Payara 5.201 has been released yesterday.

It contains the JSF 2.3.14 update, so no manual patching necessary.

donsizemore commented 4 years ago

@poikilotherm @mheppler I started rebuilding payara5.odum.unc.edu with CentOS 8 and Payara-5.201 yesterday but the installer blew up. Picking that up this morning.

scolapasta commented 4 years ago

OK, new checklist, as we find new issues:

scolapasta commented 4 years ago

The first issue (and possibly 2nd and 3rd) is due to an ArrayIndexOutofBonds in jsf code. We'll likely have to solve thus was a patch. See this mojarra issue: https://github.com/eclipse-ee4j/mojarra/issues/4647 The other alternative would be to remove the EL that evaluates to an empty string from the Javascript, but it feels like that a) may not be possible, b) would have to be a change in how we handle this page.

scolapasta commented 4 years ago

OK! I think we know the cause of the last two now, as well.
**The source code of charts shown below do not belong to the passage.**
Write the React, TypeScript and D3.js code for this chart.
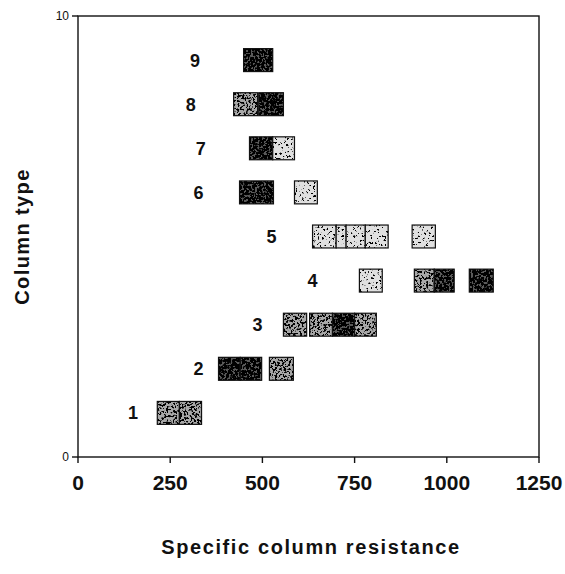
import React from "react";
import * as d3 from "d3";

// Column types (rows) and the resistance ranges of each box in a row
const columnTypes = [1, 2, 3, 4, 5, 6, 7, 8, 9];
const boxStart = [
  [215, 275],
  [381, 440, 519],
  [557, 628, 690, 750],
  [763, 912, 966, 1061],
  [636, 700, 727, 779, 906],
  [438, 587],
  [465, 528],
  [422, 490],
  [449],
];
const boxEnd = [
  [275, 335],
  [440, 498, 584],
  [620, 690, 750, 809],
  [825, 966, 1020, 1126],
  [700, 727, 779, 841, 969],
  [530, 649],
  [528, 587],
  [487, 557],
  [528],
];
// where each row's number label sits (resistance units)
const labelAt = [149, 327, 487, 636, 525, 327, 333, 306, 317];
const xTicks = [0, 250, 500, 750, 1000, 1250];
const yTicks = [0, 10];

// shading of each box: 0 = light, 1 = medium, 2 = dark
const tone = [
  [1, 1],
  [2, 2, 1],
  [1, 1, 2, 1],
  [0, 1, 2, 2],
  [0, 0, 0, 0, 0],
  [2, 0],
  [2, 0],
  [1, 2],
  [2],
];

export default function App() {
  const W = 565;
  const H = 574;
  const x = d3.scaleLinear().domain([0, 1250]).range([78, 539]);
  const y = d3.scaleLinear().domain([0, 10]).range([457, 16]);
  const half = 0.26;
  const font = "'Liberation Sans', Arial, Helvetica, sans-serif";
  const fills = ["#e0e0e0", "#a8a8a8", "#5a5a5a"];
  const filters = ["spkL", "spkM", "spkD"];

  const boxes: { r: number; a: number; b: number; t: number; k: string }[] = [];
  columnTypes.forEach((ct, i) => {
    boxStart[i].forEach((a, j) => {
      boxes.push({ r: ct, a, b: boxEnd[i][j], t: tone[i][j], k: `${i}-${j}` });
    });
  });

  const mkFilter = (id: string, off: number, seed: number) => (
    <filter id={id} x="0" y="0" width="100%" height="100%" key={id}>
      <feTurbulence type="fractalNoise" baseFrequency="0.45" numOctaves="2" seed={seed} result="noise" />
      <feColorMatrix
        in="noise"
        type="matrix"
        values={`0 0 0 0 0  0 0 0 0 0  0 0 0 0 0  0 0 0 -14 ${off}`}
        result="spots"
      />
      <feComposite in="spots" in2="SourceGraphic" operator="in" />
    </filter>
  );

  return (
    <svg
      width={W}
      height={H}
      style={{ position: "absolute", left: 0, top: 0, background: "#fff" }}
      fontFamily={font}
    >
      <defs>
        {mkFilter("spkL", 5.4, 2)}
        {mkFilter("spkM", 6.8, 5)}
        {mkFilter("spkD", 8.4, 9)}
      </defs>
      <rect x={0} y={0} width={W} height={H} fill="#fff" />

      {/* frame */}
      <rect
        x={x(0)}
        y={y(10)}
        width={x(1250) - x(0)}
        height={y(0) - y(10)}
        fill="none"
        stroke="#111"
        strokeWidth={1.4}
      />

      {/* boxes */}
      {boxes.map((d) => (
        <g key={d.k}>
          <rect
            x={x(d.a)}
            y={y(d.r + half)}
            width={x(d.b) - x(d.a)}
            height={y(d.r - half) - y(d.r + half)}
            fill={fills[d.t]}
          />
          <rect
            x={x(d.a)}
            y={y(d.r + half)}
            width={x(d.b) - x(d.a)}
            height={y(d.r - half) - y(d.r + half)}
            fill="#fff"
            filter={`url(#${filters[d.t]})`}
          />
          <rect
            x={x(d.a)}
            y={y(d.r + half)}
            width={x(d.b) - x(d.a)}
            height={y(d.r - half) - y(d.r + half)}
            fill="none"
            stroke="#111"
            strokeWidth={1.2}
          />
        </g>
      ))}

      {/* row labels */}
      {columnTypes.map((ct, i) => (
        <text
          key={`l${ct}`}
          x={x(labelAt[i])}
          y={y(ct)}
          dy="0.36em"
          textAnchor="middle"
          fontWeight="bold"
          fontSize={18}
          fill="#111"
        >
          {ct}
        </text>
      ))}

      {/* x ticks */}
      {xTicks.map((t) => (
        <g key={`x${t}`}>
          <line x1={x(t)} x2={x(t)} y1={y(0)} y2={y(0) + 6} stroke="#111" strokeWidth={1.4} />
          <text
            x={x(t)}
            y={y(0) + 33}
            textAnchor="middle"
            fontWeight="bold"
            fontSize={21}
            fill="#111"
          >
            {t}
          </text>
        </g>
      ))}

      {/* y ticks */}
      {yTicks.map((t) => (
        <g key={`y${t}`}>
          <line x1={x(0) - 6} x2={x(0)} y1={y(t)} y2={y(t)} stroke="#111" strokeWidth={1.4} />
          <text
            x={x(0) - 9}
            y={y(t)}
            dy="0.35em"
            textAnchor="end"
            fontSize={12}
            fill="#111"
          >
            {t}
          </text>
        </g>
      ))}

      {/* axis titles */}
      <text
        x={311}
        y={554}
        textAnchor="middle"
        fontWeight="bold"
        fontSize={20}
        letterSpacing={1.6}
        fill="#111"
      >
        Specific column resistance
      </text>
      <text
        transform={`translate(29, ${(y(0) + y(10)) / 2}) rotate(-90)`}
        textAnchor="middle"
        fontWeight="bold"
        fontSize={20}
        letterSpacing={1.4}
        fill="#111"
      >
        Column type
      </text>
    </svg>
  );
}
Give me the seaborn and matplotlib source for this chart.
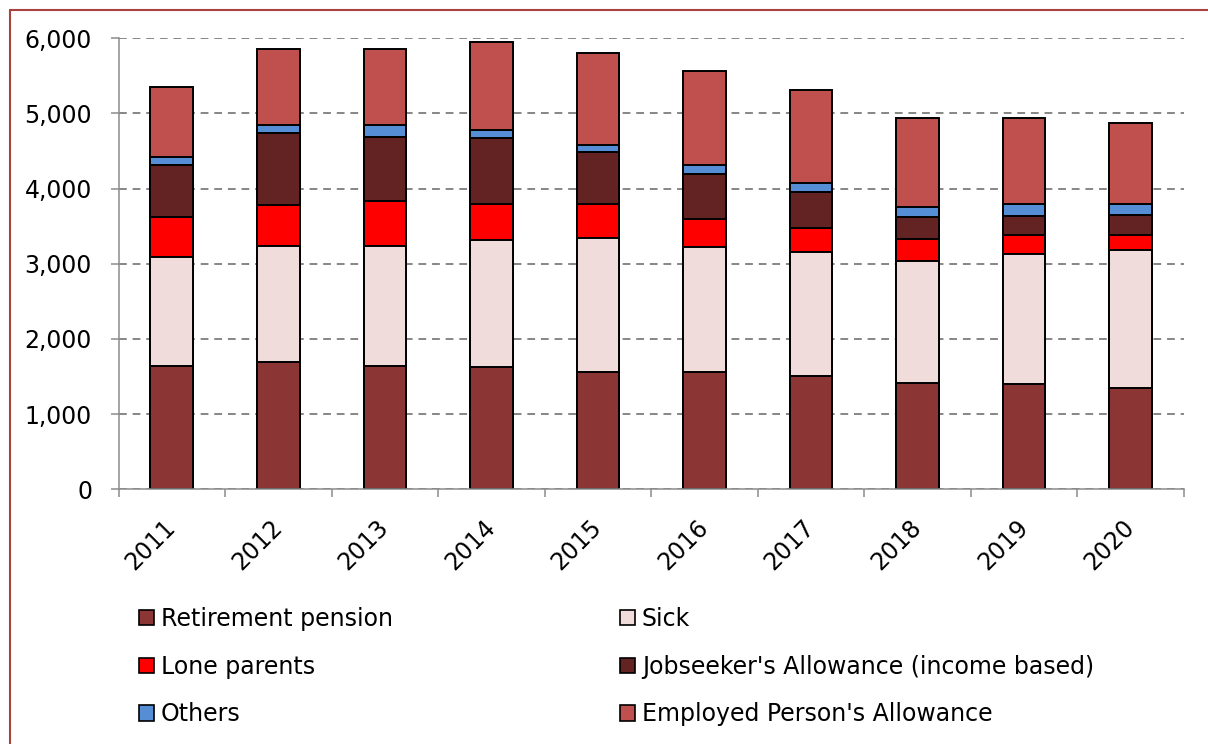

They're our old friend for which we had other issues earlier in this very issue and for which we created a sub issue: #6448. So I'll make the appropriate changes there and make a patch for jsf (at least for the purpose of testing) and we'll convene testing on Monday.

scolapasta commented 4 years ago

The last two were as suspected and have been fixed (for templates changed to o:viewparam; for guestbook, we were able to remove the viewparam for editMode entirely. Next up, figuring out how to make this patch.

scolapasta commented 4 years ago

The first three issues are fixed with patching jsf (with an experimental jar I've created). I'll ping Payara folks to see what they think and we'll make decisions from there.

scolapasta commented 4 years ago

Keeping open until we decide on the custom jar file that solves the other three items from the recent list.

scolapasta commented 4 years ago

One last viewParam issue on editdatafiles.xhtml to fix.